Statistics are chilling; pistols and AK47s were the weapons of choice in the 151 gun crimes recorded from 2009 to 2014.

In view of this, Kayira is quoted as saying Malawi’s Firearms Act of 1967 is outdated and not in line with regional and international obligations.

He called for a review of the Act to make it auger well with the Sadc Firearms Protocol.

He added that the 2012 Firearms Policy and the 2013 National Action Plan on control and management of firearms and ammunition need serious implementation to curb gun trouble.


Such incidents, according to human rights activist Timothy Mtambo, reflect that the country’s borders are porous. He, thus, urged the general public to also take responsibility in tipping the police.

“We are ready to work with the police to raise awareness on the dangers of possessing such weapons. In countries such as the US, where people kill each other using guns at one go, it is because of illegal possession of such weapons. This is a violation of human rights including the right to life,” Mtambo of Centre for Human Rights and Rehabilitation said.

The Constitution of the Republic of Malawi Section 16 stipulates that: “Every person has the right to life and no person shall be arbitrarily deprived of his or her life”.

Section 19(3) provides that: “No person shall be subject to torture of any kind or to cruel, inhuman or degrading treatment or punishment.”

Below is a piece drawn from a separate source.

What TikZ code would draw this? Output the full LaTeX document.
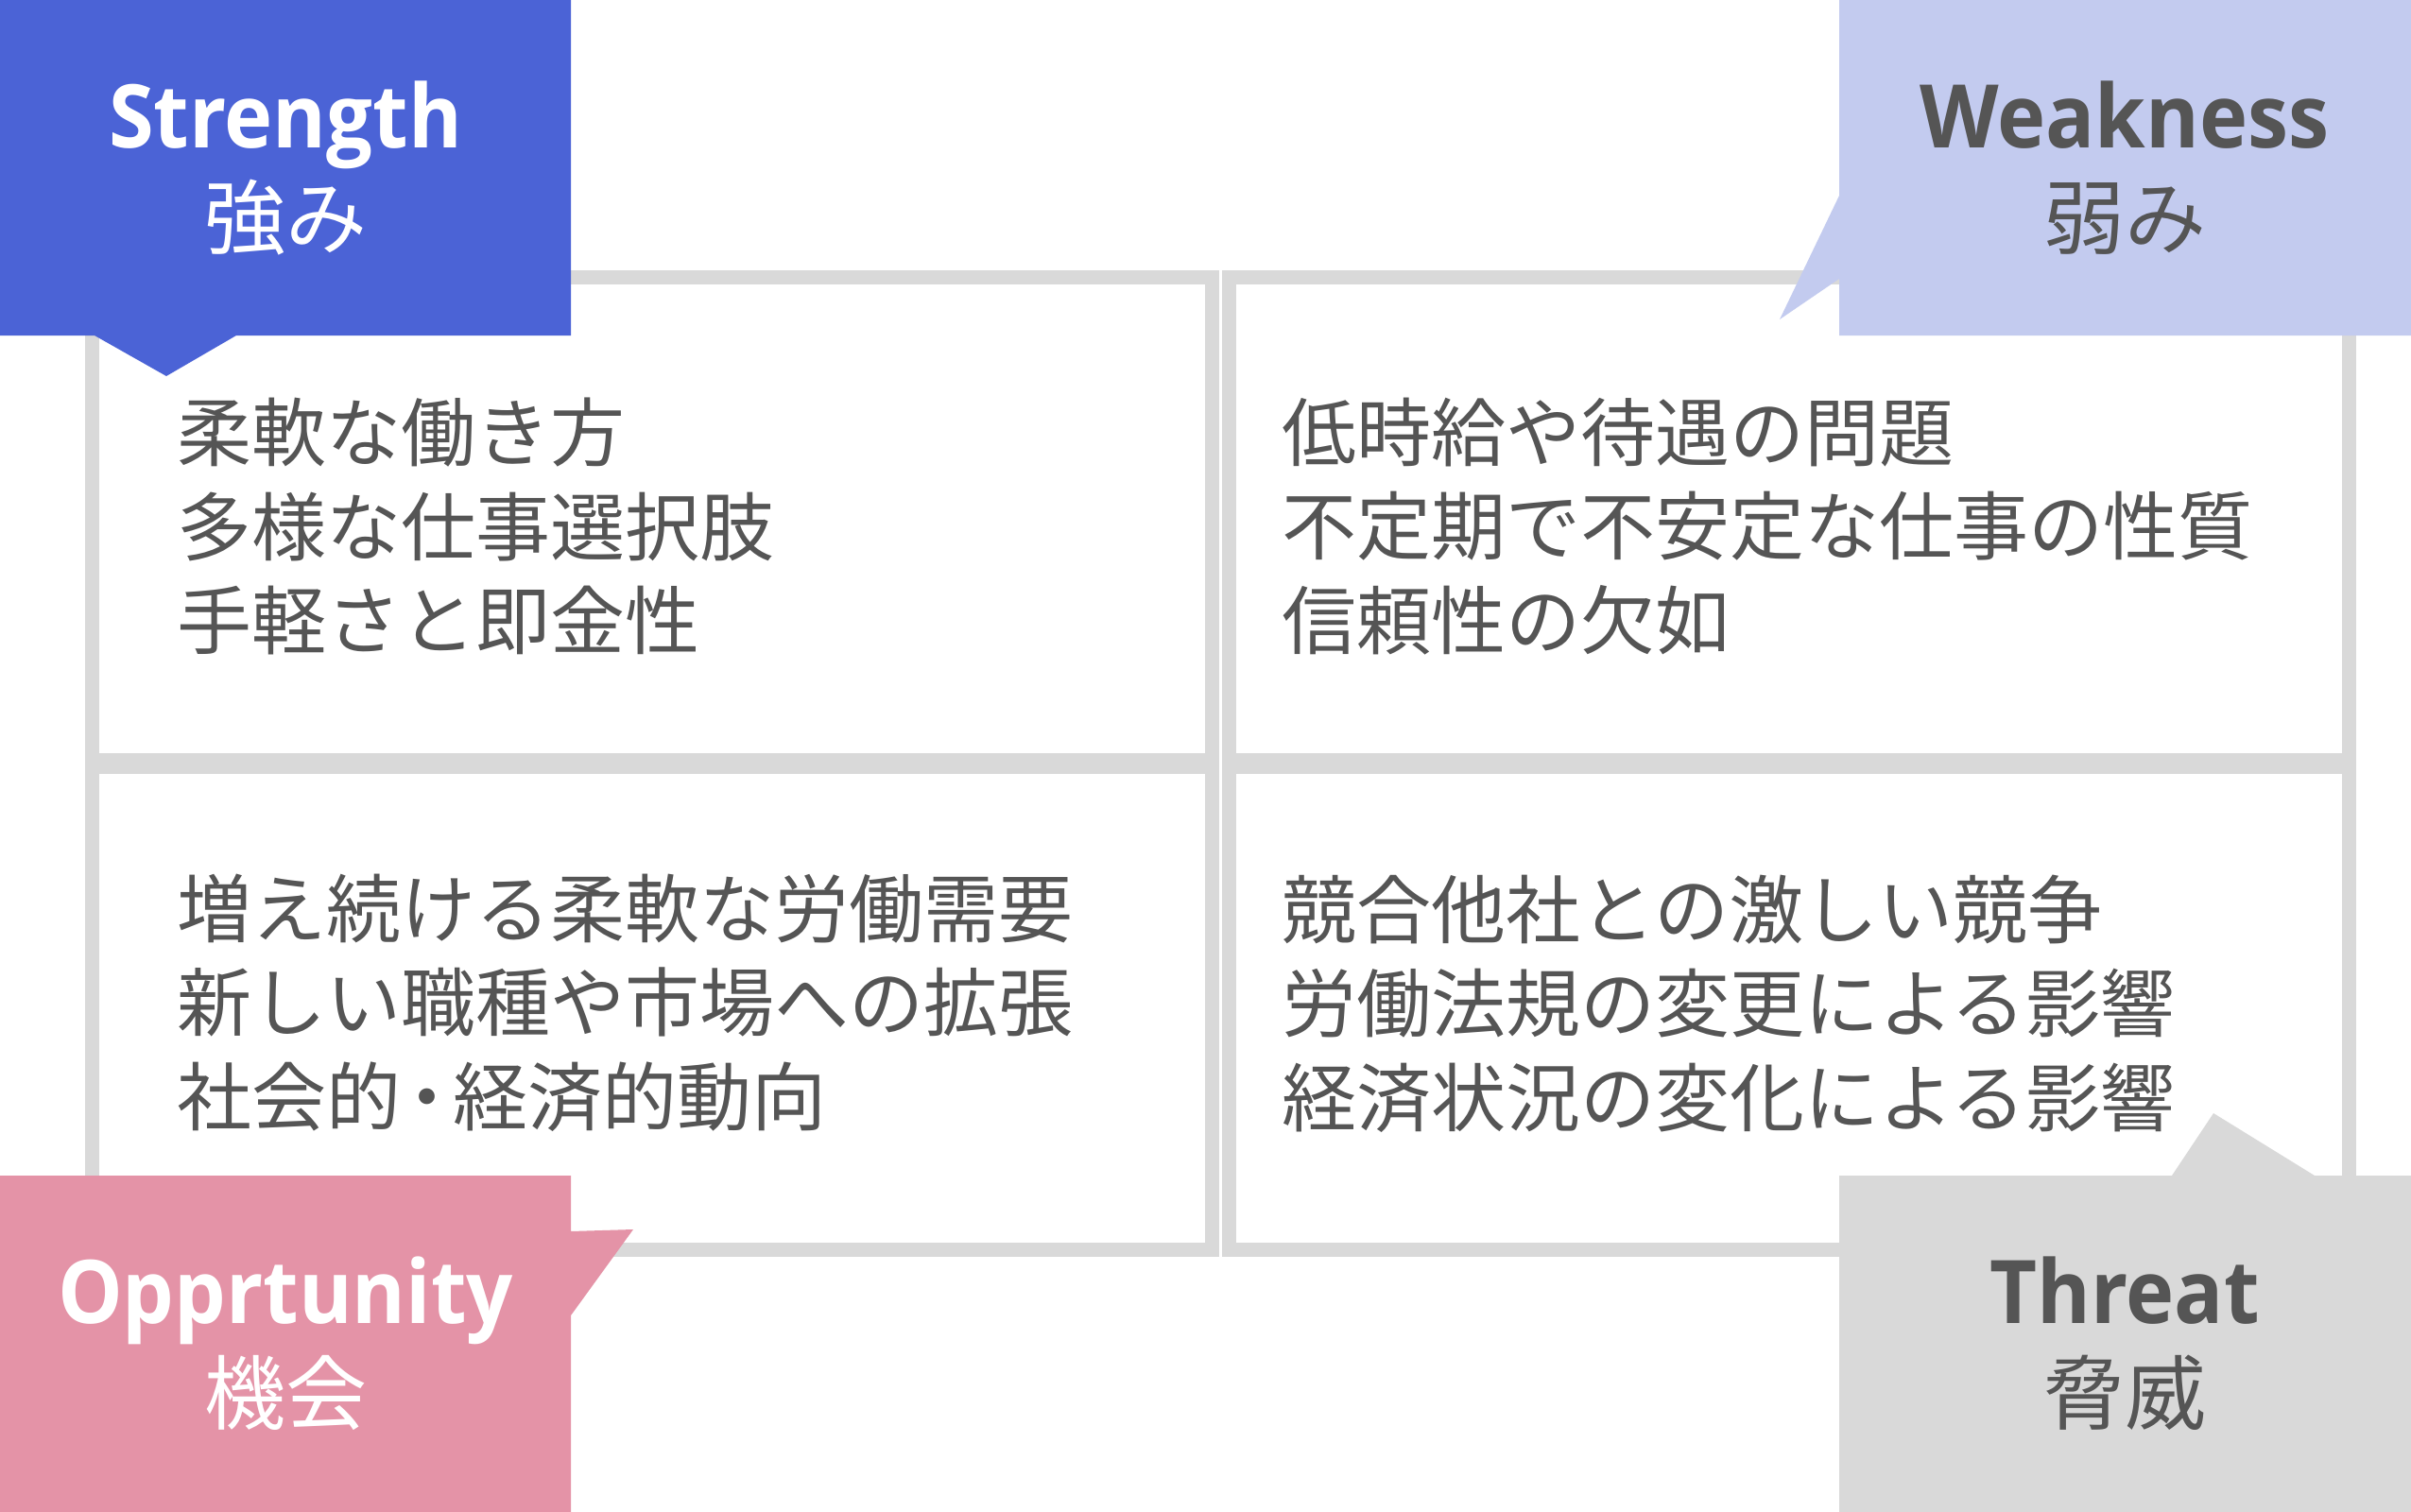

Chapter XV of the Malawi Constitution states that it is the duty of the police to protect “public safety and the rights of persons in Malawi according to the prescriptions of this Constitution and any other law.”

The Firearms Act is also clear on who is supposed to possess such weapons.

Some of the weapons such as pepper spray dispensers have health effects including blindness which lasts from 15 to 30 minutes, a burning sensation to the skin which can last for an hour and uncontrollable coughing.

All this suggests that something is wrong with the proliferation of these dangerous weapons. The sooner action is taken the better otherwise, we could be heading for dangerous time.